In terms of design, the S810c looks identical to the older camera (it’s larger by 0.1 inches, and 1.2 ounces heavier), and the guts aren’t far off: It uses a 16-megapixel 1/2.3-inch back-illuminated CMOS sensor, as did its predecessor. But the new connected camera now has a 12x optical zoom lens (25-250mm, 35mm equivalent) with an aperture range of f/3.5-6.1, versus the S810’s 10x zoom. The lens uses both lens-shift and electronic vibration reduction for steady images. The S810c also has Nikon’s new Dynamic Fine Zoom, a feature introduced earlier this year, in which the camera maintains a section of high image quality in the first 2x of digital zoom. ISO sensitivity has dropped to 125-1,600 except in Auto mode, where ISO maxes out at 3,200. The camera captures video up to Full HD 1080 at 30 frames per second, which remain unchanged. Burst mode also stays the same at 8 fps, up to three shots.

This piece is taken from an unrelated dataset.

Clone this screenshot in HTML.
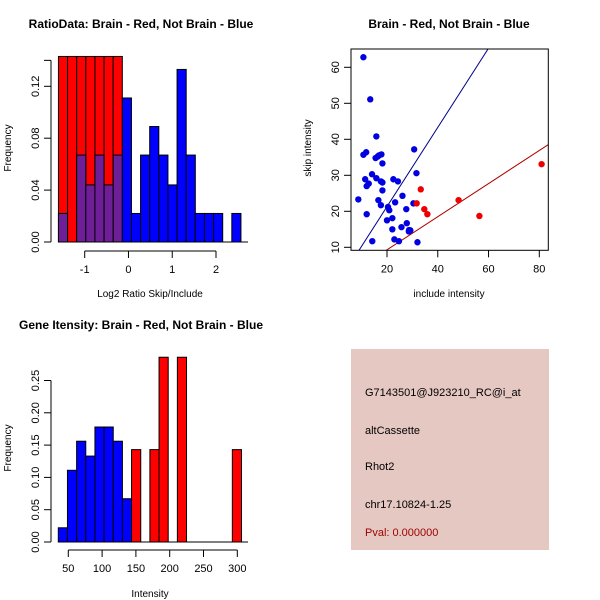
<!DOCTYPE html>
<html><head><meta charset="utf-8"><style>
body{margin:0;background:#fff}
svg{display:block;font-family:"Liberation Sans",sans-serif}
</style></head><body>
<svg id="s" width="600" height="600" xmlns="http://www.w3.org/2000/svg">
<rect x="0" y="0" width="600" height="600" fill="#fff"/>
<text x="141" y="28" font-size="12" font-weight="bold" text-anchor="middle">RatioData: Brain - Red, Not Brain - Blue</text>
<text x="449" y="28" font-size="12" font-weight="bold" text-anchor="middle">Brain - Red, Not Brain - Blue</text>
<text x="141" y="329" font-size="12" font-weight="bold" text-anchor="middle">Gene Itensity: Brain - Red, Not Brain - Blue</text>
<g id="p1"></g>
<g id="p2"></g>
<g id="p3"></g>
<g>
<rect x="351" y="349" width="198" height="201" fill="#e6c8c2"/>
<text x="365" y="396" font-size="11">G7143501@J923210_RC@i_at</text>
<text x="365" y="434" font-size="11">altCassette</text>
<text x="365" y="470" font-size="11">Rhot2</text>
<text x="365" y="508" font-size="11">chr17.10824-1.25</text>
<text x="365" y="536" font-size="11" fill="#9b0000">Pval: 0.000000</text>
</g>
</svg>
<script>
// Ratio histogram data
const ratioStart=-1.6, ratioBin=0.2085;
const ratioRed=[0.143,0.143,0.143,0.143,0.143,0.143,0.143];
const ratioBlue=[0.022,0,0.067,0.044,0.067,0.044,0.067,0.111,0.022,0.067,0.089,0.067,0.044,0.133,0.067,0.022,0.022,0.022,0,0.022];
const ratioXTicks=[-1,0,1,2];
const ratioYTicks=[0,0.04,0.08,0.12];
// Scatter data
const blueX=[10.7,13.4,15.8,10.7,11.8,15.5,16.3,16.8,17.8,18.2,30.7,14.1,11.4,15.8,17.6,18.2,22.5,24.3,31.6,12.8,12.0,18.2,26.1,8.7,16.6,17.6,23.2,30.4,20.4,20.9,27.6,12.0,20.0,22.1,27.8,25.7,22.1,28.7,29.2,28.6,22.9,24.7,14.2,32.0];
const blueY=[62.8,51.1,40.8,35.7,36.4,34.8,35.2,35.5,35.8,33.3,37.2,30.3,28.9,29.2,28.3,28.0,28.9,28.3,30.6,27.7,27.0,25.8,24.3,23.3,23.1,21.7,22.5,22.2,21.2,20.3,20.6,19.2,17.5,18.1,16.7,15.6,15.0,14.8,14.7,14.4,12.2,11.7,11.7,11.4];
const redX=[31.7,33.3,34.7,35.9,48.2,56.4,80.9];
const redY=[22.2,26.1,20.6,19.2,23.1,18.7,33.1];
const blueLine=[1.1,-0.7];
const redLine=[0.46,0.1];
const scXTicks=[20,40,60,80];
const scYTicks=[10,20,30,40,50,60];
// Intensity histogram data
const intStart=35.2, intBin=13.55;
const intBlue=[0.022,0.111,0.156,0.133,0.178,0.178,0.156,0.067];
const intRed=[0,0,0,0,0,0,0,0,0.143,0,0.143,0.286,0,0.286,0,0,0,0,0,0.143];
const intXTicks=[50,100,150,200,250,300];
const intYTicks=[0,0.05,0.10,0.15,0.20,0.25];

const NS="http://www.w3.org/2000/svg";
function mk(parent,tag,attrs,txt){const e=document.createElementNS(NS,tag);for(const k in attrs)e.setAttribute(k,attrs[k]);if(txt!==undefined)e.textContent=txt;parent.appendChild(e);return e;}
function lin(d0,d1,p0,p1){return v=>p0+(v-d0)*(p1-p0)/(d1-d0);}
function fmt(v,d){return v.toFixed(d);}

function histPanel(g,cfg){
  const sx=cfg.sx, sy=cfg.sy;
  cfg.layers.forEach(L=>{
    L.vals.forEach((v,i)=>{
      if(L.skipZero && v===0) return;
      const x0=sx(cfg.start+i*cfg.bin), x1=sx(cfg.start+(i+1)*cfg.bin);
      const r=mk(g,'rect',{x:x0,y:sy(v),width:x1-x0,height:sy(0)-sy(v),fill:L.fill,stroke:'#000','stroke-width':1});
      
      
    });
  });
  mk(g,'line',{x1:cfg.baseX0,x2:cfg.baseX1,y1:sy(0),y2:sy(0),stroke:'#000'});
  // x axis
  const ay=cfg.axisY;
  const xa=mk(g,'g',{});
  
  
  mk(xa,'line',{x1:sx(cfg.xt[0]),x2:sx(cfg.xt[cfg.xt.length-1]),y1:ay,y2:ay,stroke:'#000'});
  cfg.xt.forEach(t=>{mk(xa,'line',{x1:sx(t),x2:sx(t),y1:ay,y2:ay+7,stroke:'#000'});
    mk(xa,'text',{x:sx(t),y:ay+22,'font-size':11,'text-anchor':'middle'},String(t));});
  const ya=mk(g,'g',{});
  
  
  const ax=cfg.axisX;
  mk(ya,'line',{x1:ax,x2:ax,y1:sy(cfg.yt[0]),y2:sy(cfg.yTop),stroke:'#000'});
  cfg.yt.forEach(t=>{mk(ya,'line',{x1:ax,x2:ax-7,y1:sy(t),y2:sy(t),stroke:'#000'});
    mk(ya,'text',{x:0,y:0,'font-size':11,'text-anchor':'middle',transform:`translate(${ax-12},${sy(t)}) rotate(-90)`},fmt(t,2));});
  if(cfg.yTop>cfg.yt[cfg.yt.length-1]) mk(ya,'line',{x1:ax,x2:ax-7,y1:sy(cfg.yTop),y2:sy(cfg.yTop),stroke:'#000'});
  const xl=mk(g,'text',{x:cfg.xlx,y:cfg.xly,'font-size':10,'text-anchor':'middle'},cfg.xlabel);
  
  
  const yl=mk(g,'text',{x:0,y:0,'font-size':10,'text-anchor':'middle',transform:`translate(11,${cfg.yly}) rotate(-90)`},'Frequency');
  
  
}

// Panel 1
histPanel(document.getElementById('p1'),{
  prefix:'ratio', sx:lin(-1,2,84.7,216), sy:lin(0,0.04,242,190.1),
  start:ratioStart, bin:ratioBin,
  layers:[{vals:ratioRed,fill:'#ff0000',name:'brain-ratio',skipZero:false},
          {vals:ratioBlue.map((v,i)=>i<7?v:0),fill:'#6e1e96',name:'overlap-ratio',skipZero:true},
          {vals:ratioBlue.map((v,i)=>i>=7?v:0),fill:'#0000ff',name:'not-brain-ratio',skipZero:true}],
  baseX0:58, baseX1:248, axisY:251, axisX:51, xt:ratioXTicks, yt:ratioYTicks, yTop:0.14,
  xlabel:'Log2 Ratio Skip/Include', xlx:150, xly:297, yly:148
});
// Panel 3
histPanel(document.getElementById('p3'),{
  prefix:'intensity', sx:lin(50,300,68.3,237.3), sy:lin(0,0.05,542,509.7),
  start:intStart, bin:intBin,
  layers:[{vals:intBlue,fill:'#0000ff',name:'not-brain-intensity',skipZero:true},
          {vals:intRed,fill:'#ff0000',name:'brain-intensity',skipZero:true}],
  baseX0:58, baseX1:248, axisY:550, axisX:51, xt:intXTicks, yt:intYTicks, yTop:0.25,
  xlabel:'Intensity', xlx:150, xly:597, yly:448
});

// Panel 2 scatter
(function(){
  const g=document.getElementById('p2');
  const sx=lin(20,80,387,539.3), sy=lin(10,60,247.3,67.3);
  const L=351,R=548.3,T=49,B=250.3;
  mk(g,'defs',{}).innerHTML='<clipPath id="cp"><rect x="351" y="49" width="197.3" height="201.3"/></clipPath>';
  const xmin=5.8,xmax=83.5;
  [[blueLine,'#00008b','blue-fit-line'],[redLine,'#b00000','red-fit-line']].forEach(([ab,c,n])=>{
    const l=mk(g,'line',{x1:sx(xmin),y1:sy(ab[0]*xmin+ab[1]),x2:sx(xmax),y2:sy(ab[0]*xmax+ab[1]),stroke:c,'clip-path':'url(#cp)'});
    
    
  });
  blueX.forEach((x,i)=>{const c=mk(g,'circle',{cx:sx(x),cy:sy(blueY[i]),r:3.2,fill:'#0000e0'});
    
    });
  redX.forEach((x,i)=>{const c=mk(g,'circle',{cx:sx(x),cy:sy(redY[i]),r:3.2,fill:'#ee0000'});
    
    });
  const f=mk(g,'rect',{x:L,y:T,width:R-L,height:B-T,fill:'none',stroke:'#000'});
  
  
  scXTicks.forEach(t=>{mk(g,'line',{x1:sx(t),x2:sx(t),y1:B,y2:B+7,stroke:'#000'});
    mk(g,'text',{x:sx(t),y:B+22,'font-size':11,'text-anchor':'middle'},String(t));});
  scYTicks.forEach(t=>{mk(g,'line',{x1:L,x2:L-7,y1:sy(t),y2:sy(t),stroke:'#000'});
    mk(g,'text',{x:0,y:0,'font-size':11,'text-anchor':'middle',transform:`translate(${L-12},${sy(t)}) rotate(-90)`},String(t));});
  const xl=mk(g,'text',{x:449,y:297,'font-size':10,'text-anchor':'middle'},'include intensity');
  
  
  const yl=mk(g,'text',{x:0,y:0,'font-size':10,'text-anchor':'middle',transform:'translate(311,148) rotate(-90)'},'skip intensity');
  
  
})();
</script>
</body></html>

The screen is larger at 3.7 inches, but instead of the OLED technology used in the preceding model, the screen is now a standard WVGA LCD touchscreen; display resolution has increased to 1.2-million dots. Like all compact cameras, the S810c has plenty of creative modes, like Easy Panorama and Smart Portrait. Overall, these are slight improvements to the camera.

S810c_WH_HighRes.high-2

On the Android front, the S810c runs on Android 4.2.2 (Jelly Bean). Unlike Samsung’s Galaxy cameras, there’s no cellular option – just Wi-Fi, plus GPS for location tagging and an electronic compass. This means that the phone can’t always be connected, but you won’t have to worry about monthly cell service bills. When it is connected to Wi-Fi, however, you can upload photos directly to social-media sites by using their respective native apps, download photocentric Android apps to use with the camera, surf the Web, check email, watch HBO Go, or run any app as you would on an Android smartphone. Of course, because there’s no cell service, you won’t be able to use this as a traditional cell phone to make calls. When a Wi-Fi signal isn’t available, you can pair it with a smartphone as a bridge to upload photos online (using the Connect to S810c app), but no remote operation (a bit ironic, as it defies the S810c’s “connected” moniker).

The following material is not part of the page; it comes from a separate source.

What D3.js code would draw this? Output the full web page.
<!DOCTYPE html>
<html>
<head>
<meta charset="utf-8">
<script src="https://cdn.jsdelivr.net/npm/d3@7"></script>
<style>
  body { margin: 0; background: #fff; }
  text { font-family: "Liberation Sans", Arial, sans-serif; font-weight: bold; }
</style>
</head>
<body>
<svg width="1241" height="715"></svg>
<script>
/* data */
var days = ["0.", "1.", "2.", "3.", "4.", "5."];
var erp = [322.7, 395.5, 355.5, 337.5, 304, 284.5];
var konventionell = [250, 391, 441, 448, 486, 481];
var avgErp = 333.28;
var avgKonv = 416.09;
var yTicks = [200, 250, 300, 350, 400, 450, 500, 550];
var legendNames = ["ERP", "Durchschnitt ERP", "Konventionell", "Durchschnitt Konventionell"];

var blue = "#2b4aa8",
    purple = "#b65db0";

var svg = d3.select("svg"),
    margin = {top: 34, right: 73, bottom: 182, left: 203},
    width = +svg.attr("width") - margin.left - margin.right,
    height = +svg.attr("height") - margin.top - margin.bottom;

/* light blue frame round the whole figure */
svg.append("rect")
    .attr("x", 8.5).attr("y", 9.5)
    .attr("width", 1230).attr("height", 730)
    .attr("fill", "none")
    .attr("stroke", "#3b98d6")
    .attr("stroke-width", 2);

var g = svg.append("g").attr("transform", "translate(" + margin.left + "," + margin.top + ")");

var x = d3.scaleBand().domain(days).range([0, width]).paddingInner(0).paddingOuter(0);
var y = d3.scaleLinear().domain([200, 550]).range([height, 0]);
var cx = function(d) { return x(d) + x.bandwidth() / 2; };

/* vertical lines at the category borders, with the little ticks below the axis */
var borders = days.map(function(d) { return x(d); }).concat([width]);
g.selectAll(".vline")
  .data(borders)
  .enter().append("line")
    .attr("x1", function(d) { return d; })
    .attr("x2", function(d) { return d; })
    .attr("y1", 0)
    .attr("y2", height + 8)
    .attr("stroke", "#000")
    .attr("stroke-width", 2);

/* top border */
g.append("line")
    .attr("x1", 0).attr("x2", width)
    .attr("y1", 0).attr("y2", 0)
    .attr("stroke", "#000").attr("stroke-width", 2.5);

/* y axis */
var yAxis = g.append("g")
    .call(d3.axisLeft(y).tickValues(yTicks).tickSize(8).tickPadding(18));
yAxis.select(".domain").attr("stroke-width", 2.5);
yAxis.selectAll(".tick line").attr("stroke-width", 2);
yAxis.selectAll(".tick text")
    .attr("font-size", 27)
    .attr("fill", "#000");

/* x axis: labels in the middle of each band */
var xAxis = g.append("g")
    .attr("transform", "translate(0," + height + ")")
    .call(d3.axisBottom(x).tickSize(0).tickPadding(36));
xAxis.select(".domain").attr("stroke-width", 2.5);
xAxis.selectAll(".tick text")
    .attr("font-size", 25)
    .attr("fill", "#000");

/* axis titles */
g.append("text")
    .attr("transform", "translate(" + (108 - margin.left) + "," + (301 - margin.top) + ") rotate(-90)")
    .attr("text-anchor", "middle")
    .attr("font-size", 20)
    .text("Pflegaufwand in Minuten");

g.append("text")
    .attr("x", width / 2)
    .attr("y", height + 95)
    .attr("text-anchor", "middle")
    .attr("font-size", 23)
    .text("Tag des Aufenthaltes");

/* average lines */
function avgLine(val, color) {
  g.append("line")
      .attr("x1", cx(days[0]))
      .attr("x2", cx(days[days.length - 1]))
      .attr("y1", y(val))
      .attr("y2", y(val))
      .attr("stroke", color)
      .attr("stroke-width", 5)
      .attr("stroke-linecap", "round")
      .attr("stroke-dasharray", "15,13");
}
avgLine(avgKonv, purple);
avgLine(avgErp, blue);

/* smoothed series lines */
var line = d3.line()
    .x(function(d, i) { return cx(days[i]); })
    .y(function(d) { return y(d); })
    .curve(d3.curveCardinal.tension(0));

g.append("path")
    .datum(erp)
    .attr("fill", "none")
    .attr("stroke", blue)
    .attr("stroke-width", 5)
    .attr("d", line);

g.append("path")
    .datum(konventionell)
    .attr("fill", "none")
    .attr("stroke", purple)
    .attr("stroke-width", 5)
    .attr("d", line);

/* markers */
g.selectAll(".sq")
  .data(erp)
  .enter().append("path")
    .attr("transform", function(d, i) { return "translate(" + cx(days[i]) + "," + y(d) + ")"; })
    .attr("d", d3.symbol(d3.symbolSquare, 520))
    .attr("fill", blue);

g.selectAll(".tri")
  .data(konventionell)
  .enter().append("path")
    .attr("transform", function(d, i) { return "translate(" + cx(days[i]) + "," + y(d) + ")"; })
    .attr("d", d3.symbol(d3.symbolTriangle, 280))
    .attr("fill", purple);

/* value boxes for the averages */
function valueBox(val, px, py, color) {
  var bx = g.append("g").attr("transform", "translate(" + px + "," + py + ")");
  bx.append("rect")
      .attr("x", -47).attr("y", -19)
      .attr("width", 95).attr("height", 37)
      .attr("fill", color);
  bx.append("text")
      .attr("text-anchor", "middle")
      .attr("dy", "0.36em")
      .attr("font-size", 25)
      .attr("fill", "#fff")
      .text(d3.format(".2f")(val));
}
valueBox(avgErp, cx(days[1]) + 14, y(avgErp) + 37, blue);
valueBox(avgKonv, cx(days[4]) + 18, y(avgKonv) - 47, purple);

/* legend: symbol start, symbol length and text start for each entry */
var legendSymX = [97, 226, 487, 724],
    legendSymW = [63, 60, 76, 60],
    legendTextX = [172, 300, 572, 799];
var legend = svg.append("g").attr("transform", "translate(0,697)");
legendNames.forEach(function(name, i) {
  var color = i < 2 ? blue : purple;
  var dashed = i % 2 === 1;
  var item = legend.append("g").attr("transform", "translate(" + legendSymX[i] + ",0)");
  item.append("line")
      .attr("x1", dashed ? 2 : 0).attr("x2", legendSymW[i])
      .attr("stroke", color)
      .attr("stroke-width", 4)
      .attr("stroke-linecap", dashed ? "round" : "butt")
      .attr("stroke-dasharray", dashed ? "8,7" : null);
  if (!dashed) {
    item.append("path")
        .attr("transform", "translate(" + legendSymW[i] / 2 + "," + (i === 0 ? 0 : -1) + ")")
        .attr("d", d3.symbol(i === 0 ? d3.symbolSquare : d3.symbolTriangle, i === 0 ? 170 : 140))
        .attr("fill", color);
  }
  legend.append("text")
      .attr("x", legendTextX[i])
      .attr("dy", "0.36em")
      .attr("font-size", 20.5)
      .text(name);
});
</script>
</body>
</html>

The S810c now has a much-needed headphone jack, which not only allows you to listen to tunes or watch YouTube clips without bugging those around you, but listen to the audio while recording video. Nikon has also improved the battery life, now 260 shots versus 140. For storage, the S810c uses Micro SD instead of regular SD. Also new is a commenting feature that lets you add comments to photos by voice or keyboard.

Nikon will sell the camera for the same price as the outgoing model, at $350. The S810c will be available on April 24, in either black or white. 

As a first-gen product, the S800c received mixed reviews. Some thought Nikon simply put a compact point-and-shoot camera next to an Android smart device, without truly integrating the two products (the same argument could be said about Samsung’s Android cams). From the looks of it, integration hasn’t been improved here: It just offers a better camera and newer version of Android. Sure, you get a long optical lens – something smartphones don’t have – but it’s still a basic point and shoot. And since it doesn’t have cellular connectivity, it’s not as convenient as a smartphone. Will the additional specs be enough to set it off? We’ll wait and see.